** START OF Record set **
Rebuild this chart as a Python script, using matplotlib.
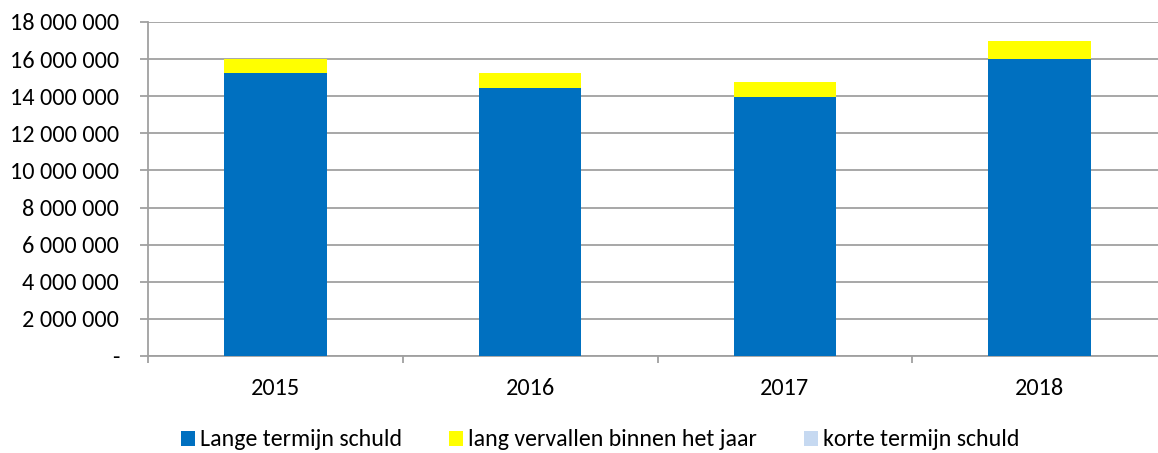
import numpy as np
import matplotlib
matplotlib.use('Agg')
import matplotlib.pyplot as plt
from matplotlib import font_manager
from matplotlib.ticker import FuncFormatter, FixedLocator

# data
years = ['2015', '2016', '2017', '2018']
lange_termijn = [15250000, 14460000, 13980000, 16030000]
lang_vervallen = [760000, 780000, 790000, 970000]
korte_termijn = [0, 0, 0, 0]
labels = ['Lange termijn schuld', 'lang vervallen binnen het jaar', 'korte termijn schuld']
colors = ['#0070C0', '#FFFF00', '#C6D9F1']

names = {f.name for f in font_manager.fontManager.ttflist}
font = 'Carlito' if 'Carlito' in names else 'Lato'
plt.rcParams['font.family'] = [font, 'DejaVu Sans']

fig = plt.figure(figsize=(11.58, 4.53), dpi=100)
ax = fig.add_axes([148 / 1158, 1 - 356 / 453, 1 - 148 / 1158, (356 - 22) / 453])

x = np.arange(len(years))
w = 0.402
bottom = np.zeros(len(years))
for vals, lab, col in zip([lange_termijn, lang_vervallen, korte_termijn], labels, colors):
    ax.bar(x, vals, w, bottom=bottom, color=col, label=lab, zorder=3)
    bottom += np.array(vals)

ax.set_ylim(0, 18000000)
ax.set_xlim(-0.5, 3.5 - 9 / 254.7)
ax.set_yticks(np.arange(0, 18000001, 2000000))


def fmt(v, pos):
    if v == 0:
        return '-'
    return f'{int(v):,}'.replace(',', ' ')


ax.yaxis.set_major_formatter(FuncFormatter(fmt))
ax.yaxis.grid(True, color='#A0A0A0', linewidth=1.3, zorder=0)
ax.set_axisbelow(True)

# category labels in the middle, tick marks on the boundaries
ax.set_xticks(x)
ax.set_xticklabels(years)
ax.xaxis.set_minor_locator(FixedLocator(np.arange(-0.5, 4, 1)))
ax.tick_params(axis='x', which='major', length=0, pad=15.5, labelsize=17.5)
ax.tick_params(axis='x', which='minor', length=5, color='#A0A0A0', width=1.3)
ax.tick_params(axis='y', length=5.8, color='#A0A0A0', width=1.3, pad=15, labelsize=17.5)

for s in ['top', 'right']:
    ax.spines[s].set_visible(False)
ax.spines['left'].set_color('#A0A0A0')
ax.spines['left'].set_linewidth(1.3)
ax.spines['bottom'].set_color('#A0A0A0')
ax.spines['bottom'].set_linewidth(1.3)

leg = fig.legend(loc='center', bbox_to_anchor=(600 / 1158, 1 - 440 / 453), ncol=3, frameon=False,
                 fontsize=17.2, handlelength=0.59, handleheight=0.59, handletextpad=0.21,
                 columnspacing=1.97, borderaxespad=0, borderpad=0)

fig.savefig('out.png', dpi=100)
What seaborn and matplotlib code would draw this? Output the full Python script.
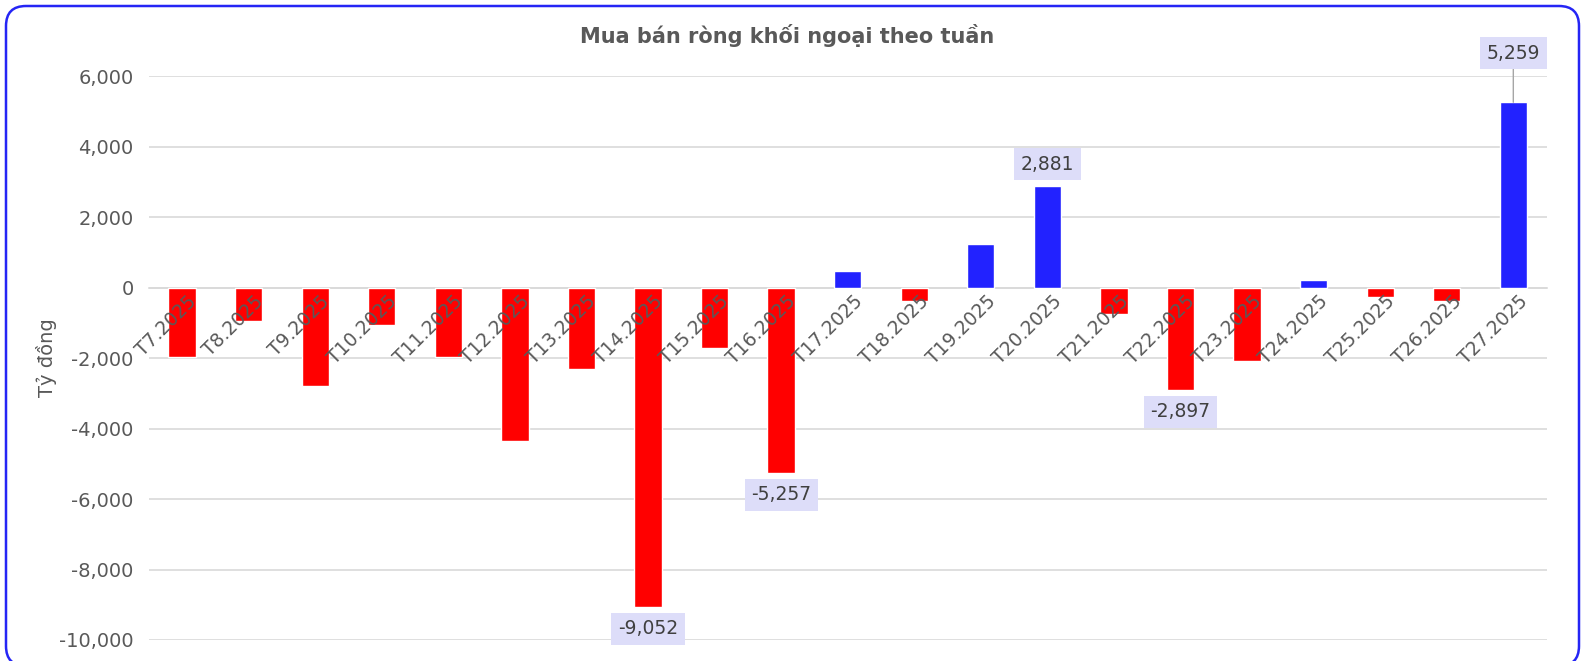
import matplotlib
matplotlib.use("Agg")
import matplotlib.pyplot as plt
import seaborn as sns
import pandas as pd
from matplotlib.patches import FancyBboxPatch

# ---- data ----
weeks = ["T7.2025", "T8.2025", "T9.2025", "T10.2025", "T11.2025", "T12.2025", "T13.2025",
         "T14.2025", "T15.2025", "T16.2025", "T17.2025", "T18.2025", "T19.2025", "T20.2025",
         "T21.2025", "T22.2025", "T23.2025", "T24.2025", "T25.2025", "T26.2025", "T27.2025"]
net_values = [-1960, -940, -2790, -1055, -1960, -4340, -2300,
              -9052, -1710, -5257, 460, -370, 1230, 2881,
              -740, -2897, -2080, 210, -260, -370, 5259]
labeled_weeks = ["T14.2025", "T16.2025", "T20.2025", "T22.2025", "T27.2025"]
y_ticks = [-10000, -8000, -6000, -4000, -2000, 0, 2000, 4000, 6000]
title = "Mua bán ròng khối ngoại theo tuần"
y_label = "Tỷ đồng"

df = pd.DataFrame({"week": weeks, "value": net_values})
df["sign"] = ["pos" if v >= 0 else "neg" for v in net_values]

sns.set_theme(style="white")
plt.rcParams["font.family"] = ["DejaVu Sans"]

fig = plt.figure(figsize=(15.83, 6.61), dpi=100)
ax = fig.add_axes([0.094, 0.0318, 0.883, 0.853])

sns.barplot(data=df, x="week", y="value", hue="sign",
            palette={"pos": "#2222FF", "neg": "#FF0000"},
            dodge=False, legend=False, width=0.41, saturation=1, ax=ax)

ax.set_ylim(-10000, 6000)
ax.set_yticks(y_ticks)
ax.set_yticklabels([f"{t:,}" for t in y_ticks], fontsize=14, color="#595959")
ax.yaxis.grid(True, color="#D9D9D9", linewidth=1.2)
ax.set_axisbelow(True)
ax.xaxis.set_zorder(5)
for s in ["top", "right", "left"]:
    ax.spines[s].set_visible(False)
ax.spines["bottom"].set_position(("data", 0))
ax.spines["bottom"].set_color("#D9D9D9")
ax.spines["bottom"].set_linewidth(1.2)
ax.spines["bottom"].set_zorder(0.6)
ax.tick_params(axis="both", length=0)
ax.tick_params(axis="y", pad=11)
ax.tick_params(axis="x", pad=3)
ax.set_xticks(range(len(weeks)))
ax.set_xticklabels(weeks, rotation=45, ha="right", va="top",
                   rotation_mode="anchor", fontsize=13.5, color="#595959")
for lbl in ax.get_xticklabels():
    lbl.set_transform(lbl.get_transform() + matplotlib.transforms.ScaledTranslation(0.05, 0.0, fig.dpi_scale_trans))
ax.set_xlabel("")
ax.set_ylabel(y_label, fontsize=14, color="#595959")
ax.yaxis.set_label_coords(-0.066, 0.5)
ax.set_xlim(-0.5, len(weeks) - 0.5)

# data labels
box = dict(boxstyle="square,pad=0.35", fc="#DDDDF9", ec="none")
offsets = {"T14.2025": -22, "T16.2025": -22, "T20.2025": 22, "T22.2025": -22, "T27.2025": 49}
for i, (w, v) in enumerate(zip(weeks, net_values)):
    if w in labeled_weeks:
        off = offsets[w]
        kw = {}
        if w == "T27.2025":
            kw["arrowprops"] = dict(arrowstyle="-", color="#A6A6A6", lw=1, shrinkA=0, shrinkB=0)
        ax.annotate(f"{v:,}", xy=(i, v), xytext=(0, off), textcoords="offset pixels",
                    ha="center", va="center", fontsize=13.5, color="#404040",
                    bbox=box, zorder=6, **kw)

fig.suptitle(title, x=0.497, y=0.963, fontsize=15, fontweight="bold", color="#595959")

border = FancyBboxPatch((0.06, -0.05), 15.73, 6.6,
                        boxstyle="round,pad=0,rounding_size=0.2",
                        transform=fig.dpi_scale_trans, fill=False,
                        ec="#2525F5", lw=1.8, clip_on=False)
fig.patches.append(border)

fig.savefig("out.png", dpi=100)
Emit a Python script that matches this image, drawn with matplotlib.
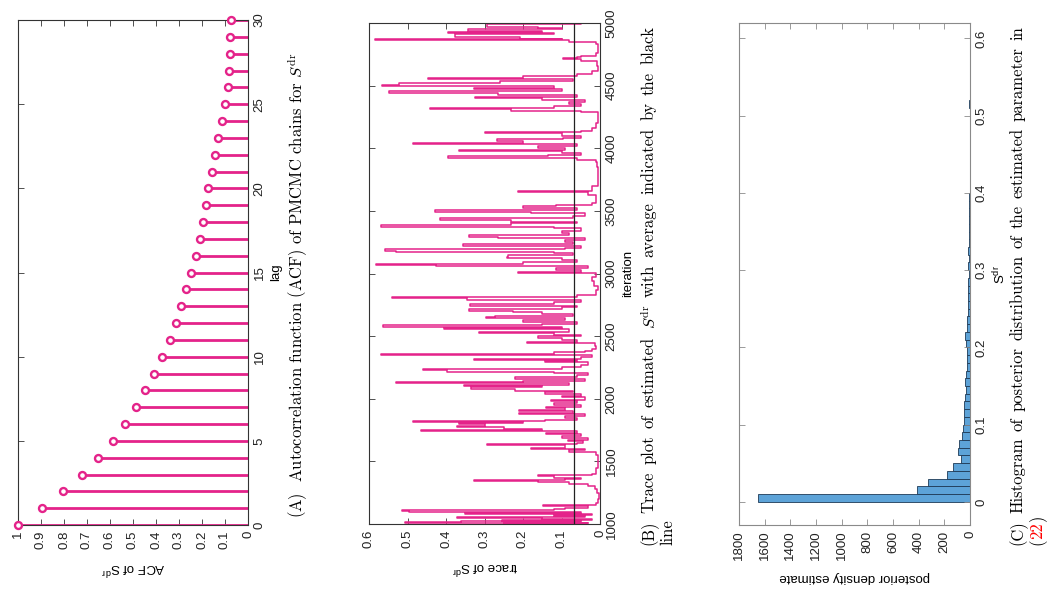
** END OF Record set **
[Task objective]
Copy exactly the lines from the first line of the records above through the line with "width=1.3, pad=15, labelsize=17.5)", both included, and nothing else. Pictures stay out.

[Reply to the task]
Rebuild this chart as a Python script, using matplotlib.
import numpy as np
import matplotlib
matplotlib.use('Agg')
import matplotlib.pyplot as plt
from matplotlib import font_manager
from matplotlib.ticker import FuncFormatter, FixedLocator

# data
years = ['2015', '2016', '2017', '2018']
lange_termijn = [15250000, 14460000, 13980000, 16030000]
lang_vervallen = [760000, 780000, 790000, 970000]
korte_termijn = [0, 0, 0, 0]
labels = ['Lange termijn schuld', 'lang vervallen binnen het jaar', 'korte termijn schuld']
colors = ['#0070C0', '#FFFF00', '#C6D9F1']

names = {f.name for f in font_manager.fontManager.ttflist}
font = 'Carlito' if 'Carlito' in names else 'Lato'
plt.rcParams['font.family'] = [font, 'DejaVu Sans']

fig = plt.figure(figsize=(11.58, 4.53), dpi=100)
ax = fig.add_axes([148 / 1158, 1 - 356 / 453, 1 - 148 / 1158, (356 - 22) / 453])

x = np.arange(len(years))
w = 0.402
bottom = np.zeros(len(years))
for vals, lab, col in zip([lange_termijn, lang_vervallen, korte_termijn], labels, colors):
    ax.bar(x, vals, w, bottom=bottom, color=col, label=lab, zorder=3)
    bottom += np.array(vals)

ax.set_ylim(0, 18000000)
ax.set_xlim(-0.5, 3.5 - 9 / 254.7)
ax.set_yticks(np.arange(0, 18000001, 2000000))


def fmt(v, pos):
    if v == 0:
        return '-'
    return f'{int(v):,}'.replace(',', ' ')


ax.yaxis.set_major_formatter(FuncFormatter(fmt))
ax.yaxis.grid(True, color='#A0A0A0', linewidth=1.3, zorder=0)
ax.set_axisbelow(True)

# category labels in the middle, tick marks on the boundaries
ax.set_xticks(x)
ax.set_xticklabels(years)
ax.xaxis.set_minor_locator(FixedLocator(np.arange(-0.5, 4, 1)))
ax.tick_params(axis='x', which='major', length=0, pad=15.5, labelsize=17.5)
ax.tick_params(axis='x', which='minor', length=5, color='#A0A0A0', width=1.3)
ax.tick_params(axis='y', length=5.8, color='#A0A0A0', width=1.3, pad=15, labelsize=17.5)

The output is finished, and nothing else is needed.